Imagine as an employer thinking to yourself, “well he brought in umpteen millions of business, is highly respected in this industry, but he smokes pot when he gets home.” So what do you do?
Suppose there is a zero tolerance drug policy. Do you let your Senior Vice President go for smoking marijuana on his or her on time? Interesting questions. As more employers are instituting drug tests as part of their preemployment screening program, this may actually become an issue. I write this of course with the assumption that your senior job applicant his past all other background checks and has neither state criminal records or federal criminal records, largely white collar criminal records in his history.

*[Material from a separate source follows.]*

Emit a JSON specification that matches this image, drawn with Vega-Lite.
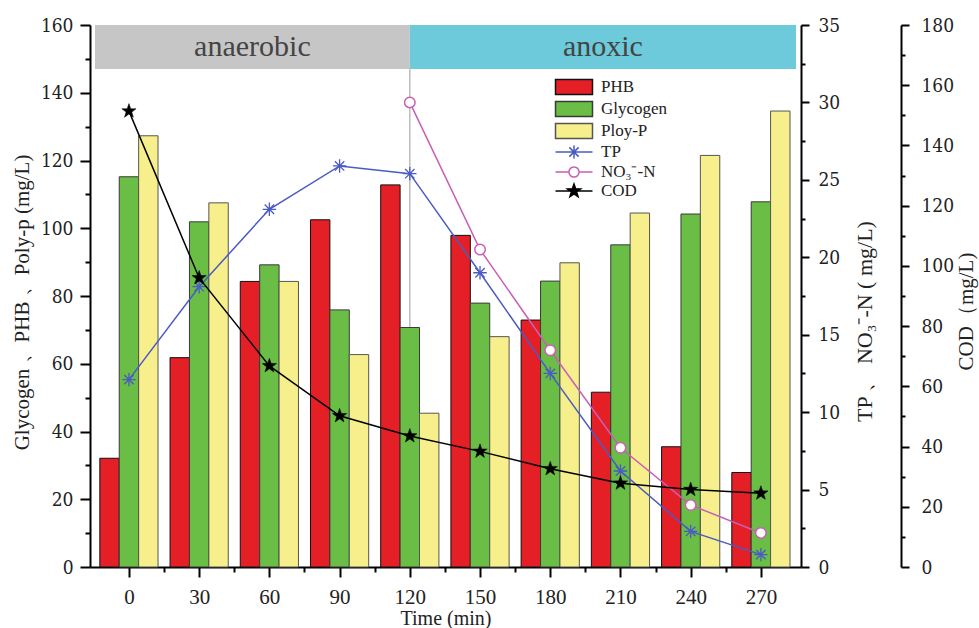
{
  "$schema": "https://vega.github.io/schema/vega-lite/v6.json",
  "autosize": "none",
  "width": 711,
  "height": 542,
  "padding": {"left": 90, "top": 25, "right": 178, "bottom": 61},
  "background": "white",
  "config": {
    "view": {"stroke": null},
    "axis": {
      "grid": false,
      "domainColor": "#000",
      "domainWidth": 2,
      "tickColor": "#000",
      "tickWidth": 2,
      "labelColor": "#222",
      "labelFont": "DejaVu Serif Condensed, DejaVu Serif",
      "labelFontSize": 19,
      "titleFont": "Liberation Serif",
      "titleFontWeight": "normal",
      "titleFontSize": 21,
      "titleColor": "#222"
    },
    "legend": {
      "labelFont": "Liberation Serif",
      "labelFontSize": 17,
      "labelColor": "#222"
    }
  },
  "datasets": {
    "samples": [
      {"time": 0, "PHB": 32.1, "Glycogen": 115.2, "PolyP": 127.3, "TP": 12.1, "NO3": null, "COD": 151.4},
      {"time": 30, "PHB": 61.8, "Glycogen": 101.9, "PolyP": 107.5, "TP": 18.1, "NO3": null, "COD": 96.0},
      {"time": 60, "PHB": 84.3, "Glycogen": 89.2, "PolyP": 84.3, "TP": 23.1, "NO3": null, "COD": 66.8},
      {"time": 90, "PHB": 102.5, "Glycogen": 75.9, "PolyP": 62.7, "TP": 25.9, "NO3": null, "COD": 50.2},
      {"time": 120, "PHB": 112.8, "Glycogen": 70.7, "PolyP": 45.4, "TP": 25.4, "NO3": 30.0, "COD": 43.5},
      {"time": 150, "PHB": 97.9, "Glycogen": 77.9, "PolyP": 68.0, "TP": 19.0, "NO3": 20.5, "COD": 38.4},
      {"time": 180, "PHB": 72.9, "Glycogen": 84.4, "PolyP": 89.8, "TP": 12.5, "NO3": 14.0, "COD": 32.6},
      {"time": 210, "PHB": 51.6, "Glycogen": 95.1, "PolyP": 104.5, "TP": 6.2, "NO3": 7.7, "COD": 27.8},
      {"time": 240, "PHB": 35.5, "Glycogen": 104.2, "PolyP": 121.5, "TP": 2.3, "NO3": 4.0, "COD": 25.7},
      {"time": 270, "PHB": 27.9, "Glycogen": 107.8, "PolyP": 134.6, "TP": 0.8, "NO3": 2.2, "COD": 24.5}
    ],
    "phases": [
      {"phase": "anaerobic", "from": -14.5, "to": 120},
      {"phase": "anoxic", "from": 120, "to": 285}
    ],
    "keys": [
      {"series": "PHB"},
      {"series": "Glycogen"},
      {"series": "Ploy-P"},
      {"series": "TP"},
      {"series": "NO₃⁻-N"},
      {"series": "COD"}
    ]
  },
  "layer": [
    {
      "layer": [
        {
          "data": {"name": "phases"},
          "mark": {"type": "rect"},
          "encoding": {
            "x": {"field": "from", "type": "quantitative", "scale": {"domain": [-14.5, 285], "nice": false, "zero": false}, "axis": null},
            "x2": {"field": "to"},
            "y": {"datum": 147, "type": "quantitative", "scale": {"domain": [0, 160], "nice": false}, "axis": null},
            "y2": {"datum": 160},
            "color": {"field": "phase", "type": "nominal", "scale": {"domain": ["anaerobic", "anoxic"], "range": ["#c6c6c6", "#6ccadb"]}, "legend": null}
          }
        },
        {
          "data": {"name": "phases"},
          "transform": [
            {"fold": ["from", "to"], "as": ["edge", "t"]},
            {"aggregate": [{"op": "mean", "field": "t", "as": "mid"}], "groupby": ["phase"]}
          ],
          "mark": {"type": "text", "font": "Liberation Serif", "fontSize": 30, "fill": "#444", "baseline": "middle", "align": "center"},
          "encoding": {
            "x": {"field": "mid", "type": "quantitative", "axis": null},
            "y": {"datum": 153.5, "type": "quantitative", "axis": null},
            "text": {"field": "phase"}
          }
        },
        {
          "data": {"name": "phases"},
          "transform": [{"filter": "datum.phase === 'anaerobic'"}],
          "mark": {"type": "rule", "stroke": "#bdbdbd", "strokeWidth": 1.5},
          "encoding": {
            "x": {"field": "to", "type": "quantitative", "axis": null},
            "y": {"datum": 0, "type": "quantitative", "axis": null},
            "y2": {"datum": 147}
          }
        },
        {
          "data": {"name": "samples"},
          "mark": {"type": "bar", "xOffset": -19.4, "width": 19.4, "stroke": "#111", "strokeWidth": 1},
          "encoding": {
            "x": {
              "field": "time", "type": "quantitative",
              "axis": {"orient": "bottom", "values": [0, 30, 60, 90, 120, 150, 180, 210, 240, 270], "tickSize": 10, "labelFont": "Liberation Serif", "labelFontSize": 21, "labelPadding": 9, "title": "Time (min)", "titleFontSize": 20, "titlePadding": 1}
            },
            "y": {
              "field": "PHB", "type": "quantitative",
              "axis": {"orient": "left", "values": [0, 20, 40, 60, 80, 100, 120, 140, 160], "tickSize": 10, "labelPadding": 7, "title": "Glycogen 、PHB 、Poly-p (mg/L)", "titlePadding": 8, "titleY": 277}
            },
            "fill": {"datum": "PHB", "type": "nominal"}
          }
        },
        {
          "data": {"name": "samples"},
          "mark": {"type": "bar", "xOffset": 0, "width": 19.4, "stroke": "#3a3a3a", "strokeWidth": 1},
          "encoding": {
            "x": {
              "field": "time", "type": "quantitative",
              "axis": {"orient": "bottom", "values": [15, 45, 75, 105, 135, 165, 195, 225, 255], "tickSize": 5, "labels": false, "domain": false, "title": null}
            },
            "y": {
              "field": "Glycogen", "type": "quantitative",
              "axis": {"orient": "left", "values": [10, 30, 50, 70, 90, 110, 130, 150], "tickSize": 5, "labels": false, "domain": false, "title": null}
            },
            "fill": {"datum": "Glycogen", "type": "nominal"}
          }
        },
        {
          "data": {"name": "samples"},
          "mark": {"type": "bar", "xOffset": 19.4, "width": 19.4, "stroke": "#555", "strokeWidth": 1},
          "encoding": {
            "x": {"field": "time", "type": "quantitative", "axis": null},
            "y": {"field": "PolyP", "type": "quantitative", "axis": null},
            "fill": {"datum": "Ploy-P", "type": "nominal"}
          }
        }
      ],
      "resolve": {"axis": {"x": "independent", "y": "independent"}}
    },
    {
      "layer": [
        {
          "data": {"name": "samples"},
          "mark": {"type": "line", "stroke": "#4a5bc4", "strokeWidth": 1.5},
          "encoding": {
            "x": {"field": "time", "type": "quantitative", "axis": null},
            "y": {
              "field": "TP", "type": "quantitative", "scale": {"domain": [0, 35], "nice": false},
              "axis": {"orient": "right", "values": [0, 5, 10, 15, 20, 25, 30, 35], "tickSize": 8, "labelPadding": 9, "title": "TP 、 NO₃⁻-N ( mg/L)", "titleFontSize": 22, "titleAngle": 270, "titleBaseline": "top", "titlePadding": 15, "titleY": 296}
            }
          }
        },
        {
          "data": {"name": "samples"},
          "mark": {"type": "line", "stroke": "#c95fb6", "strokeWidth": 1.5},
          "encoding": {
            "x": {"field": "time", "type": "quantitative", "axis": null},
            "y": {
              "field": "NO3", "type": "quantitative",
              "axis": {"orient": "right", "values": [2.5, 7.5, 12.5, 17.5, 22.5, 27.5, 32.5], "tickSize": 4, "labels": false, "domain": false, "title": null}
            }
          }
        },
        {
          "data": {"name": "samples"},
          "mark": {"type": "point", "shape": "M-1,0H1M0,-1V1M-0.7,-0.7L0.7,0.7M-0.7,0.7L0.7,-0.7", "size": 180, "stroke": "#4a5bc4", "strokeWidth": 1.3, "opacity": 1},
          "encoding": {
            "x": {"field": "time", "type": "quantitative", "axis": null},
            "y": {"field": "TP", "type": "quantitative", "axis": null}
          }
        },
        {
          "data": {"name": "samples"},
          "mark": {"type": "point", "shape": "circle", "size": 110, "filled": true, "fill": "#fff", "stroke": "#c95fb6", "strokeWidth": 1.5, "opacity": 1},
          "encoding": {
            "x": {"field": "time", "type": "quantitative", "axis": null},
            "y": {"field": "NO3", "type": "quantitative", "axis": null}
          }
        }
      ],
      "resolve": {"axis": {"y": "independent"}}
    },
    {
      "layer": [
        {
          "data": {"name": "samples"},
          "mark": {"type": "line", "stroke": "#000", "strokeWidth": 1.5},
          "encoding": {
            "x": {"field": "time", "type": "quantitative", "axis": null},
            "y": {
              "field": "COD", "type": "quantitative", "scale": {"domain": [0, 180], "nice": false},
              "axis": {"orient": "right", "offset": 100, "values": [0, 20, 40, 60, 80, 100, 120, 140, 160, 180], "tickSize": 8, "labelPadding": 12, "title": "COD（mg/L)", "titleAngle": 270, "titleBaseline": "top", "titlePadding": 2, "titleY": 286}
            }
          }
        },
        {
          "data": {"name": "samples"},
          "mark": {"type": "point", "shape": "M0,-1L0.235,-0.324L0.951,-0.309L0.38,0.124L0.588,0.809L0,0.4L-0.588,0.809L-0.38,0.124L-0.951,-0.309L-0.235,-0.324Z", "size": 225, "filled": true, "fill": "#000", "stroke": "#000", "strokeWidth": 0.5, "opacity": 1},
          "encoding": {
            "x": {"field": "time", "type": "quantitative", "axis": null},
            "y": {
              "field": "COD", "type": "quantitative",
              "axis": {"orient": "right", "offset": 100, "values": [10, 30, 50, 70, 90, 110, 130, 150, 170], "tickSize": 4, "labels": false, "domain": false, "title": null}
            }
          }
        }
      ],
      "resolve": {"axis": {"y": "independent"}}
    },
    {
      "data": {"name": "keys"},
      "mark": {"type": "point", "filled": true},
      "encoding": {
        "opacity": {"value": 0},
        "fill": {
          "field": "series", "type": "nominal",
          "scale": {"domain": ["PHB", "Glycogen", "Ploy-P", "TP", "NO₃⁻-N", "COD"], "range": ["#e41f26", "#6abd45", "#f7ef8b", "#4a5bc4", "#ffffff", "#000000"]},
          "legend": {"title": null, "orient": "none", "legendX": 474, "legendY": 52, "symbolSize": 342, "symbolStrokeWidth": 1.5, "symbolOpacity": 1, "labelOffset": 17, "rowPadding": 0}
        },
        "stroke": {
          "field": "series", "type": "nominal",
          "scale": {"domain": ["PHB", "Glycogen", "Ploy-P", "TP", "NO₃⁻-N", "COD"], "range": ["#111111", "#3a3a3a", "#555555", "#4a5bc4", "#c95fb6", "#000000"]},
          "legend": {"title": null, "orient": "none", "legendX": 474, "legendY": 52, "symbolSize": 342, "symbolStrokeWidth": 1.5, "symbolOpacity": 1, "labelOffset": 17, "rowPadding": 0}
        },
        "shape": {
          "field": "series", "type": "nominal",
          "scale": {"domain": ["PHB", "Glycogen", "Ploy-P", "TP", "NO₃⁻-N", "COD"], "range": [
            "M-2,-0.8H2V0.8H-2Z",
            "M-2,-0.8H2V0.8H-2Z",
            "M-2,-0.8H2V0.8H-2Z",
            "M-2,0H2M0,-0.7V0.7M-0.5,-0.5L0.5,0.5M-0.5,0.5L0.5,-0.5",
            "M-2,0H-0.55M0.55,0H2M-0.55,0A0.55,0.55,0,1,1,0.55,0A0.55,0.55,0,1,1,-0.55,0Z",
            "M-2,0H2M0,-0.75L0.176,-0.243L0.713,-0.232L0.285,0.093L0.441,0.607L0,0.3L-0.441,0.607L-0.285,0.093L-0.713,-0.232L-0.176,-0.243Z"
          ]},
          "legend": {"title": null, "orient": "none", "legendX": 474, "legendY": 52, "symbolSize": 342, "symbolStrokeWidth": 1.5, "symbolOpacity": 1, "labelOffset": 17, "rowPadding": 0}
        }
      }
    }
  ],
  "resolve": {"scale": {"y": "independent"}}
}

I wrote this also with the understanding that your senior executives are sharing doobies with the younger members of the staff, during the work hours. I guess the interesting question is does pot use matter all that much? And to whom? I have had one staffing group in the healthcare industry tell me of all the background checks they run on nurses and healthcare workers, the one they care about the least is where is shows positive on the drug test for marijuana. The one client said to me, “if I had to eliminate all the nurses smoking pot, I wouldn’t have enough job candidates to staff a small medical office yet alone a hospital.” This may be hyperbole, but certainly he was making a point.
And then what happens in a state like California where pot is all but legal. At least if your job candidate has a legal permit allowing him to smoke marijuana for medical reasons, then can the employer fire him if he drug test shows positive for marijuana. Hard to say. Whenever I have asked the question, people seem to hem and haw, but no one really seems to know the answer. At least with regard to the people I spoke to about it.
Meanwhile, as the economy attempts to turn around and more boomers remain in the workforce for longer periods, either because they don’t want to retire or can’t afford to retire, then the drug habits most picked up on the sixties are posing whole new issues about drug tests. I would think.